Contudo, é preciso prestar atenção nesta frase. Ela quer afirmar que:
– profecia não é um conjunto de palavras (não necessariamente, cultual ou eclesiástico);
– profecia é a interpretação da história e a leitura da vida do povo, através de
pessoas autorizadas e legitimadas pela palavra de Deus;
– profecia tem seu momento certo e devido.
3.3 A importância da frase “No ano da morte do rei Uzias” (Is 6.1a)
– Ela quer indicar a data da morte de um grande rei de Judá;
– Ela quer mostrar que a profecia é uma tarefa difícil, sombria e desafiadora.
– Esta frase é, acima de tudo, uma afirmação profética e teológica.
Ela quer dizer que quando a esperança do povo se esgota, Deus intervém em favor do povo e passa a agir. É partir da morte de um grande rei, Uzias, e de um momento sombrio, que o profeta anuncia o Emanuel.
O Emanuel visto a partir do chamado de Isaías:
(1) O Livro do Emanuel deve ser analisado como um todo. Assim, a reportagem da vocação de Isaías (6.1-13) deve ser vista como o primeiro capítulo desse livro. Sem a sua leitura e compreensão, o/a leitor/a não entenderá seu conteúdo e objetivo.
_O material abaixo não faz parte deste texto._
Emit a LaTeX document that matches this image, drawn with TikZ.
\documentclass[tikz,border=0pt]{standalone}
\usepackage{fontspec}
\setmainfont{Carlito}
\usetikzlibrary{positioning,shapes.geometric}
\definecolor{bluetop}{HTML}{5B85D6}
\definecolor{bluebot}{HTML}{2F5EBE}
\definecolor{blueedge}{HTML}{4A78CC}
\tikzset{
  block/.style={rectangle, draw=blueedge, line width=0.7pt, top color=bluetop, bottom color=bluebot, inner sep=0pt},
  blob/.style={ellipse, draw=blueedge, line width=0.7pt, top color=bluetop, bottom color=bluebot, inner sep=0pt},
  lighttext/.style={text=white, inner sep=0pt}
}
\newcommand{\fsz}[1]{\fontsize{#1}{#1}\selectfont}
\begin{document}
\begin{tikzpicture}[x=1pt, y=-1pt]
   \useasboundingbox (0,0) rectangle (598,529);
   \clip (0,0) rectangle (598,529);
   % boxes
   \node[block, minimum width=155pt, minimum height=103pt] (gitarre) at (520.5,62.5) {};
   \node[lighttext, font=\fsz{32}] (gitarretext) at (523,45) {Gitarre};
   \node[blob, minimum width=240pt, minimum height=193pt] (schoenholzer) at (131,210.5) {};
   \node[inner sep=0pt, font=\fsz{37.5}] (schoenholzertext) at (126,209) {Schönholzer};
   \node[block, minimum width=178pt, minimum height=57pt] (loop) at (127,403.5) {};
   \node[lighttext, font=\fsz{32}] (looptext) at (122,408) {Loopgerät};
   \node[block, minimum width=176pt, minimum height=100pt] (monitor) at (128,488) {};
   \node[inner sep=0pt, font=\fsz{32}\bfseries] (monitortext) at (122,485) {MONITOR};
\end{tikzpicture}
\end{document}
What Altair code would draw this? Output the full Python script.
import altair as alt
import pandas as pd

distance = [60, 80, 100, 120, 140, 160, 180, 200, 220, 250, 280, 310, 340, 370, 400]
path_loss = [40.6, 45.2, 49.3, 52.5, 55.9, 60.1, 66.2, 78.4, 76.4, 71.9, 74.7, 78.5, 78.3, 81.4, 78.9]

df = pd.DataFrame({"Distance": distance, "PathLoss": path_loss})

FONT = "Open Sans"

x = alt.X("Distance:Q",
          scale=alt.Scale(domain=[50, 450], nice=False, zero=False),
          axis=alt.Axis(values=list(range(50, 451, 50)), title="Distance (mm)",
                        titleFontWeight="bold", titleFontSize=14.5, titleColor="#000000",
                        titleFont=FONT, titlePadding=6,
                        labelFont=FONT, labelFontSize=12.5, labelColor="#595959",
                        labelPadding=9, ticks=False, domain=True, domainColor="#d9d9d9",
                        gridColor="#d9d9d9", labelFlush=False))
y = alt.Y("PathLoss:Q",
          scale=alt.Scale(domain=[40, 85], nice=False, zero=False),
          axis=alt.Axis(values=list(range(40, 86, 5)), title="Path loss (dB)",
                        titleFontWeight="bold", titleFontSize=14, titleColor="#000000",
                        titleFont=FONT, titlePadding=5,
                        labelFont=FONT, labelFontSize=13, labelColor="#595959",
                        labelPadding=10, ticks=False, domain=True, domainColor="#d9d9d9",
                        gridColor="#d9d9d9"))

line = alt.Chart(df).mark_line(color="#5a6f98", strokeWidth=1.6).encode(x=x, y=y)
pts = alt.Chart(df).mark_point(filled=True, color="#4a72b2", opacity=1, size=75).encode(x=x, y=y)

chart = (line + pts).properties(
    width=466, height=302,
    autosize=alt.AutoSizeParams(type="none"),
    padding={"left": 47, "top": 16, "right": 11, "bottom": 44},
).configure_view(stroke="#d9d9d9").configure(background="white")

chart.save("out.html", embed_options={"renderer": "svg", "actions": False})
(2) A informação – “No ano da morte do rei Uzias” (v.1a) – é uma importante declaração de fé na atuação de Deus. Ele quer comunicar aos leitores/as que Deus está atento ao sofrimento do rei e à angústia do povo, enviando um profeta para anunciar que Ele não estava distante, mas presente: Imanuel, isto é, “conosco está Deus”.
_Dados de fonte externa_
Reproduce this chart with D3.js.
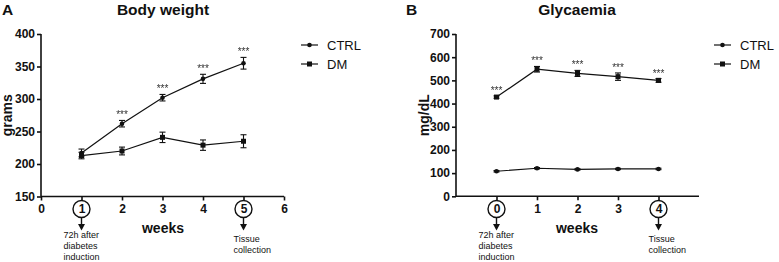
<!DOCTYPE html>
<html>
<head>
<meta charset="utf-8">
<script src="https://cdn.jsdelivr.net/npm/d3@7"></script>
<style>
    body { margin: 0; background: #fff; }
    text { font-family: "Liberation Sans", Arial, sans-serif; fill: #111; }
    .tick-label { font-size: 12px; font-weight: bold; }
    .title { font-size: 15.5px; font-weight: bold; }
    .axis-title { font-size: 14px; font-weight: bold; }
    .note { font-size: 9px; }
    .stars { font-size: 10px; fill: #333; }
    .star-group { filter: grayscale(1); }
    .legend-label { font-size: 13px; }
</style>
</head>
<body>
<div id="vis"></div>
<script>
// ---- data ----
const weightWeeks = [1, 2, 3, 4, 5];
const weightCtrlMean = [217, 262, 302, 331, 355];
const weightCtrlErr = [6, 5, 5, 7, 9];
const weightDmMean = [213, 220, 241, 229, 235];
const weightDmErr = [5, 6, 8, 8, 10];
const weightStars = ["", "***", "***", "***", "***"];
const weightYTicks = [150, 200, 250, 300, 350, 400];
const weightXTicks = [0, 1, 2, 3, 4, 5, 6];

const glyWeeks = [0, 1, 2, 3, 4];
const glyCtrlMean = [108, 121, 116, 118, 118];
const glyCtrlErr = [3, 3, 3, 3, 3];
const glyDmMean = [428, 548, 530, 516, 500];
const glyDmErr = [5, 12, 13, 16, 8];
const glyStars = ["***", "***", "***", "***", "***"];
const glyYTicks = [0, 100, 200, 300, 400, 500, 600, 700];
const glyXTicks = [0, 1, 2, 3, 4];

const seriesNames = ["CTRL", "DM"];
const noteStart = ["72h after", "diabetes", "induction"];
const noteEnd = ["Tissue", "collection"];

class Panel {
    constructor(_config, _data) {
        this.config = _config;
        this.data = _data;
        this.initVis();
    }

    initVis() {
        let vis = this;
        const c = vis.config;

        vis.xScale = d3.scaleLinear().domain(c.xDomain).range([c.left, c.right]);
        vis.yScale = d3.scaleLinear().domain(c.yDomain).range([c.bottom, c.top]);

        vis.g = c.svg.append('g');

        // panel letter + title
        vis.g.append('text').attr('class', 'title')
            .attr('x', c.letterX).attr('y', 15).text(c.letter);
        vis.g.append('text').attr('class', 'title')
            .attr('x', c.titleX).attr('y', 15).attr('text-anchor', 'middle').text(c.title);

        // y axis
        const yAxis = d3.axisLeft(vis.yScale).tickValues(c.yTicks).tickFormat(d3.format('d'))
            .tickSize(4).tickPadding(2);
        vis.g.append('g')
            .attr('transform', `translate(${c.left},0)`)
            .call(yAxis)
            .call(g => g.selectAll('text').attr('class', 'tick-label').attr('font-family', null).attr('font-size', null))
            .call(g => g.selectAll('line,path').attr('stroke', '#111').attr('stroke-width', 1.6))
            .call(g => g.select('.domain').attr('d', `M0,${c.bottom}V${c.top}`));

        // x axis
        const xAxis = d3.axisBottom(vis.xScale).tickValues(c.xTicks).tickFormat(d3.format('d'))
            .tickSize(4).tickPadding(4);
        vis.g.append('g')
            .attr('transform', `translate(0,${c.bottom})`)
            .call(xAxis)
            .call(g => g.selectAll('text').attr('class', 'tick-label').attr('font-family', null).attr('font-size', null))
            .call(g => g.selectAll('line,path').attr('stroke', '#111').attr('stroke-width', 1.6))
            .call(g => g.select('.domain').attr('d', `M${c.left},0H${c.right}`));

        // y axis title
        vis.g.append('text').attr('class', 'axis-title')
            .attr('transform', `translate(${c.yTitleX},${(c.top + c.bottom) / 2}) rotate(-90)`)
            .attr('text-anchor', 'middle').text(c.yTitle);

        // x axis title
        vis.g.append('text').attr('class', 'axis-title')
            .attr('x', c.weeksX).attr('y', 233).attr('text-anchor', 'middle').text('weeks');

        // circled ticks with arrows + notes
        c.circled.forEach((wk, i) => {
            const x = vis.xScale(wk);
            vis.g.append('circle').attr('cx', x).attr('cy', 209).attr('r', 8.5)
                .attr('fill', 'none').attr('stroke', '#111').attr('stroke-width', 1.4);
            vis.g.append('line').attr('x1', x).attr('x2', x).attr('y1', 218).attr('y2', 225)
                .attr('stroke', '#111').attr('stroke-width', 1.4);
            vis.g.append('path').attr('d', `M${x - 3.5},224L${x + 3.5},224L${x},230.5Z`).attr('fill', '#111');
            const lines = i === 0 ? noteStart : noteEnd;
            const y0 = i === 0 ? 238 : 242;
            const tx = i === 0 ? x - 18 : x - 10;
            vis.g.append('text').attr('class', 'note')
                .selectAll('tspan').data(lines).join('tspan')
                .attr('x', tx).attr('y', (d, j) => y0 + j * 10.8).text(d => d);
        });

        vis.renderVis();
        vis.renderLegend();
    }

    renderVis() {
        let vis = this;
        const line = d3.line().x(d => vis.xScale(d.week)).y(d => vis.yScale(d.mean));

        vis.data.forEach(s => {
            const pts = s.weeks.map((w, i) => ({week: w, mean: s.mean[i], err: s.err[i], star: s.stars ? s.stars[i] : ''}));
            const grp = vis.g.append('g');

            grp.append('path').datum(pts).attr('d', line)
                .attr('fill', 'none').attr('stroke', '#111').attr('stroke-width', 1.2);

            // error bars
            const eb = grp.selectAll('.err').data(pts).join('g').attr('class', 'err');
            eb.append('line')
                .attr('x1', d => vis.xScale(d.week)).attr('x2', d => vis.xScale(d.week))
                .attr('y1', d => vis.yScale(d.mean - d.err)).attr('y2', d => vis.yScale(d.mean + d.err))
                .attr('stroke', '#111').attr('stroke-width', 1.1);
            [-1, 1].forEach(sgn => {
                eb.append('line')
                    .attr('x1', d => vis.xScale(d.week) - 3).attr('x2', d => vis.xScale(d.week) + 3)
                    .attr('y1', d => vis.yScale(d.mean + sgn * d.err)).attr('y2', d => vis.yScale(d.mean + sgn * d.err))
                    .attr('stroke', '#111').attr('stroke-width', 1.1);
            });

            // markers
            if (s.marker === 'square') {
                grp.selectAll('.mk').data(pts).join('rect').attr('class', 'mk')
                    .attr('x', d => vis.xScale(d.week) - 2.5).attr('y', d => vis.yScale(d.mean) - 2.5)
                    .attr('width', 5).attr('height', 5).attr('fill', '#111');
            } else {
                grp.selectAll('.mk').data(pts).join('circle').attr('class', 'mk')
                    .attr('cx', d => vis.xScale(d.week)).attr('cy', d => vis.yScale(d.mean))
                    .attr('r', 2.3).attr('fill', '#111');
            }

            // significance stars
            grp.append('g').attr('class', 'star-group')
                .selectAll('.stars').data(pts.filter(d => d.star)).join('text').attr('class', 'stars')
                .attr('x', d => vis.xScale(d.week)).attr('y', d => vis.yScale(d.mean + d.err) - 2)
                .attr('text-anchor', 'middle').text(d => d.star);
        });
    }

    renderLegend() {
        let vis = this;
        const c = vis.config;
        const rows = vis.g.selectAll('.legend-row').data(vis.data).join('g')
            .attr('class', 'legend-row')
            .attr('transform', (d, i) => `translate(${c.legendX},${45 + i * 19})`);
        rows.append('line').attr('x1', 0).attr('x2', 17).attr('stroke', '#111').attr('stroke-width', 1.2);
        rows.filter(d => d.marker === 'square').append('rect')
            .attr('x', 6).attr('y', -2.5).attr('width', 5).attr('height', 5).attr('fill', '#111');
        rows.filter(d => d.marker !== 'square').append('circle')
            .attr('cx', 8.5).attr('r', 2.3).attr('fill', '#111');
        rows.append('text').attr('class', 'legend-label').attr('x', 26).attr('y', 4.5).text(d => d.name);
    }
}

const svg = d3.select('#vis').append('svg').attr('width', 779).attr('height', 262);

new Panel({
    svg: svg, letter: 'A', letterX: 2, title: 'Body weight', titleX: 163,
    xDomain: [0, 6], yDomain: [150, 400], left: 41, right: 284, top: 34, bottom: 196.5,
    xTicks: weightXTicks, yTicks: weightYTicks, yTitle: 'grams', yTitleX: 12,
    weeksX: 163, circled: [1, 5], legendX: 301
}, [
    {name: seriesNames[0], marker: 'circle', weeks: weightWeeks, mean: weightCtrlMean, err: weightCtrlErr, stars: weightStars},
    {name: seriesNames[1], marker: 'square', weeks: weightWeeks, mean: weightDmMean, err: weightDmErr}
]);

new Panel({
    svg: svg, letter: 'B', letterX: 406, title: 'Glycaemia', titleX: 577,
    xDomain: [-1, 5], yDomain: [0, 700], left: 456, right: 699, top: 34, bottom: 196.3,
    xTicks: glyXTicks, yTicks: glyYTicks, yTitle: 'mg/dL', yTitleX: 429,
    weeksX: 577, circled: [0, 4], legendX: 714
}, [
    {name: seriesNames[0], marker: 'circle', weeks: glyWeeks, mean: glyCtrlMean, err: glyCtrlErr},
    {name: seriesNames[1], marker: 'square', weeks: glyWeeks, mean: glyDmMean, err: glyDmErr, stars: glyStars}
]);
</script>
</body>
</html>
(3) A reportagem de um chamado divino, para uma missão específica, é uma parte importante da Bíblia. Esses relatos querem destacar a legitimidade divina do profeta diante de tantos opositores à vontade de Deus. Particularmente, fica claro que no Livro do Emanuel o grande opositor era o rei Acaz e o seu medo de tomar a sério a palavra de Javé.